*GIVEN EXERCISE*
Transcribe all of the material exactly. Any picture in it should be left out.

*RECORDED INFORMATION*
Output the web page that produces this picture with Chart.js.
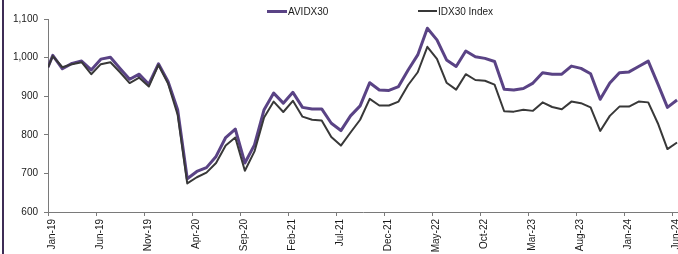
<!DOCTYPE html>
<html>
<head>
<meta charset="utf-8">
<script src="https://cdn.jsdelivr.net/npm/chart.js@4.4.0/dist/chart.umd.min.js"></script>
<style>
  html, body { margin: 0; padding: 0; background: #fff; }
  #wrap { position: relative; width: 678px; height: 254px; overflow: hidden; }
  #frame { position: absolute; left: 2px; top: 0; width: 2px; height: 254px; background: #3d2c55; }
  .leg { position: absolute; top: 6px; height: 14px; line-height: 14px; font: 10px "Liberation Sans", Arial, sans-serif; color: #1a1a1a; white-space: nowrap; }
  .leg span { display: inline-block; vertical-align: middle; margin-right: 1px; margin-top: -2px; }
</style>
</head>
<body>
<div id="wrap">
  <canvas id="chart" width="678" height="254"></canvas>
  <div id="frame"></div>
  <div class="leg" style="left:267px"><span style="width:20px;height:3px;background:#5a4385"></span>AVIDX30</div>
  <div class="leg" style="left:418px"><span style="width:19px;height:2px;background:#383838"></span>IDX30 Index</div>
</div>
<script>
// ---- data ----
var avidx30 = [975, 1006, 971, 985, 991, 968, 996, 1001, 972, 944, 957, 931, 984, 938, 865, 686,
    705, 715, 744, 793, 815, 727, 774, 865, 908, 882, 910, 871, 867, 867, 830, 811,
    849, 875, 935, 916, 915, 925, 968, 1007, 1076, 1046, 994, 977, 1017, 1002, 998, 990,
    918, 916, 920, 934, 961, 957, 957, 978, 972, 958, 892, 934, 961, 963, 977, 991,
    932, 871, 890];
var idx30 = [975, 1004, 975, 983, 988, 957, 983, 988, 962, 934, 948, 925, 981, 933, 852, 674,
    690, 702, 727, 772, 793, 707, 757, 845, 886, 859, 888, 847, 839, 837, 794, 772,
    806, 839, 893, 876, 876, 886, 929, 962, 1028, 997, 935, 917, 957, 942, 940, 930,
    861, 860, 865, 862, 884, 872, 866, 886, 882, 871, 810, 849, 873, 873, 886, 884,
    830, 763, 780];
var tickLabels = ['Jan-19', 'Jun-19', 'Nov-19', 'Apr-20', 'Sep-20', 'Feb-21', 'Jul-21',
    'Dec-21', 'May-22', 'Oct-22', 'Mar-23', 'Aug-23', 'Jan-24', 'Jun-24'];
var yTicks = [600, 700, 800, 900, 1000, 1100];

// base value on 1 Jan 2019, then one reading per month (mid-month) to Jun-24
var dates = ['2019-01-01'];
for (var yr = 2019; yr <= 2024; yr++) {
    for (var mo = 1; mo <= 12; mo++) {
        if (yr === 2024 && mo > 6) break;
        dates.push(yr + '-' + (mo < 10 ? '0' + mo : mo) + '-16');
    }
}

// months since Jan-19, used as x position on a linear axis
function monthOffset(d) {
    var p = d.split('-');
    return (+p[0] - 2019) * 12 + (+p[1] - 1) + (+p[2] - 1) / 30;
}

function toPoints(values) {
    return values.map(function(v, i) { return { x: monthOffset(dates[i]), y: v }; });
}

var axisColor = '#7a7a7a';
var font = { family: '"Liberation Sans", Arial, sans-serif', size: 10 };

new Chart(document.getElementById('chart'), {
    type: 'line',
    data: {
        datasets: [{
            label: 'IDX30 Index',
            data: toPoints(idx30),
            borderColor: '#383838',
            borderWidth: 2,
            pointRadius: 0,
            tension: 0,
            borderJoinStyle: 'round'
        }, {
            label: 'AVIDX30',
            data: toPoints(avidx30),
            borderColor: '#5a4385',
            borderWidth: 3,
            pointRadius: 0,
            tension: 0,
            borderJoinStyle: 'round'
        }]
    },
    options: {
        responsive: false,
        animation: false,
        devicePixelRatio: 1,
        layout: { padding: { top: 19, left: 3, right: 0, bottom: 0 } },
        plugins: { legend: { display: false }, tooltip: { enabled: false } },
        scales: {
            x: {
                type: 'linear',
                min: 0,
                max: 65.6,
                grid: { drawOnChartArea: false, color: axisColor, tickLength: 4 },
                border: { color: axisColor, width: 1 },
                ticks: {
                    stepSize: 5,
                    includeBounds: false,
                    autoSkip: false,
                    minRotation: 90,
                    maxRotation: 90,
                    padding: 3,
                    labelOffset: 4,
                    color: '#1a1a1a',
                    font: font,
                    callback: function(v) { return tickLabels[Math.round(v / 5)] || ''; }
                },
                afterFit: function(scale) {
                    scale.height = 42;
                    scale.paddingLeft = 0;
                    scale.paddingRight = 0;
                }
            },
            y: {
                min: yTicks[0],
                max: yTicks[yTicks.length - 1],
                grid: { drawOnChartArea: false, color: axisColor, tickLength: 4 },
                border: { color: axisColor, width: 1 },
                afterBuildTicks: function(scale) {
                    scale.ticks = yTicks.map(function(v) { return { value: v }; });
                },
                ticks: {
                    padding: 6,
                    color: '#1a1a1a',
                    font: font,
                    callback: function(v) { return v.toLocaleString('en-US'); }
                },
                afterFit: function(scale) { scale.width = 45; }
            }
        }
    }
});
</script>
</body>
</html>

*FINAL RESULT*
Output the web page that produces this picture with Chart.js.
<!DOCTYPE html>
<html>
<head>
<meta charset="utf-8">
<script src="https://cdn.jsdelivr.net/npm/chart.js@4.4.0/dist/chart.umd.min.js"></script>
<style>
  html, body { margin: 0; padding: 0; background: #fff; }
  #wrap { position: relative; width: 678px; height: 254px; overflow: hidden; }
  #frame { position: absolute; left: 2px; top: 0; width: 2px; height: 254px; background: #3d2c55; }
  .leg { position: absolute; top: 6px; height: 14px; line-height: 14px; font: 10px "Liberation Sans", Arial, sans-serif; color: #1a1a1a; white-space: nowrap; }
  .leg span { display: inline-block; vertical-align: middle; margin-right: 1px; margin-top: -2px; }
</style>
</head>
<body>
<div id="wrap">
  <canvas id="chart" width="678" height="254"></canvas>
  <div id="frame"></div>
  <div class="leg" style="left:267px"><span style="width:20px;height:3px;background:#5a4385"></span>AVIDX30</div>
  <div class="leg" style="left:418px"><span style="width:19px;height:2px;background:#383838"></span>IDX30 Index</div>
</div>
<script>
// ---- data ----
var avidx30 = [975, 1006, 971, 985, 991, 968, 996, 1001, 972, 944, 957, 931, 984, 938, 865, 686,
    705, 715, 744, 793, 815, 727, 774, 865, 908, 882, 910, 871, 867, 867, 830, 811,
    849, 875, 935, 916, 915, 925, 968, 1007, 1076, 1046, 994, 977, 1017, 1002, 998, 990,
    918, 916, 920, 934, 961, 957, 957, 978, 972, 958, 892, 934, 961, 963, 977, 991,
    932, 871, 890];
var idx30 = [975, 1004, 975, 983, 988, 957, 983, 988, 962, 934, 948, 925, 981, 933, 852, 674,
    690, 702, 727, 772, 793, 707, 757, 845, 886, 859, 888, 847, 839, 837, 794, 772,
    806, 839, 893, 876, 876, 886, 929, 962, 1028, 997, 935, 917, 957, 942, 940, 930,
    861, 860, 865, 862, 884, 872, 866, 886, 882, 871, 810, 849, 873, 873, 886, 884,
    830, 763, 780];
var tickLabels = ['Jan-19', 'Jun-19', 'Nov-19', 'Apr-20', 'Sep-20', 'Feb-21', 'Jul-21',
    'Dec-21', 'May-22', 'Oct-22', 'Mar-23', 'Aug-23', 'Jan-24', 'Jun-24'];
var yTicks = [600, 700, 800, 900, 1000, 1100];

// base value on 1 Jan 2019, then one reading per month (mid-month) to Jun-24
var dates = ['2019-01-01'];
for (var yr = 2019; yr <= 2024; yr++) {
    for (var mo = 1; mo <= 12; mo++) {
        if (yr === 2024 && mo > 6) break;
        dates.push(yr + '-' + (mo < 10 ? '0' + mo : mo) + '-16');
    }
}

// months since Jan-19, used as x position on a linear axis
function monthOffset(d) {
    var p = d.split('-');
    return (+p[0] - 2019) * 12 + (+p[1] - 1) + (+p[2] - 1) / 30;
}

function toPoints(values) {
    return values.map(function(v, i) { return { x: monthOffset(dates[i]), y: v }; });
}

var axisColor = '#7a7a7a';
var font = { family: '"Liberation Sans", Arial, sans-serif', size: 10 };

new Chart(document.getElementById('chart'), {
    type: 'line',
    data: {
        datasets: [{
            label: 'IDX30 Index',
            data: toPoints(idx30),
            borderColor: '#383838',
            borderWidth: 2,
            pointRadius: 0,
            tension: 0,
            borderJoinStyle: 'round'
        }, {
            label: 'AVIDX30',
            data: toPoints(avidx30),
            borderColor: '#5a4385',
            borderWidth: 3,
            pointRadius: 0,
            tension: 0,
            borderJoinStyle: 'round'
        }]
    },
    options: {
        responsive: false,
        animation: false,
        devicePixelRatio: 1,
        layout: { padding: { top: 19, left: 3, right: 0, bottom: 0 } },
        plugins: { legend: { display: false }, tooltip: { enabled: false } },
        scales: {
            x: {
                type: 'linear',
                min: 0,
                max: 65.6,
                grid: { drawOnChartArea: false, color: axisColor, tickLength: 4 },
                border: { color: axisColor, width: 1 },
                ticks: {
                    stepSize: 5,
                    includeBounds: false,
                    autoSkip: false,
                    minRotation: 90,
                    maxRotation: 90,
                    padding: 3,
                    labelOffset: 4,
                    color: '#1a1a1a',
                    font: font,
                    callback: function(v) { return tickLabels[Math.round(v / 5)] || ''; }
                },
                afterFit: function(scale) {
                    scale.height = 42;
                    scale.paddingLeft = 0;
                    scale.paddingRight = 0;
                }
            },
            y: {
                min: yTicks[0],
                max: yTicks[yTicks.length - 1],
                grid: { drawOnChartArea: false, color: axisColor, tickLength: 4 },
                border: { color: axisColor, width: 1 },
                afterBuildTicks: function(scale) {
                    scale.ticks = yTicks.map(function(v) { return { value: v }; });
                },
                ticks: {
                    padding: 6,
                    color: '#1a1a1a',
                    font: font,
                    callback: function(v) { return v.toLocaleString('en-US'); }
                },
                afterFit: function(scale) { scale.width = 45; }
            }
        }
    }
});
</script>
</body>
</html>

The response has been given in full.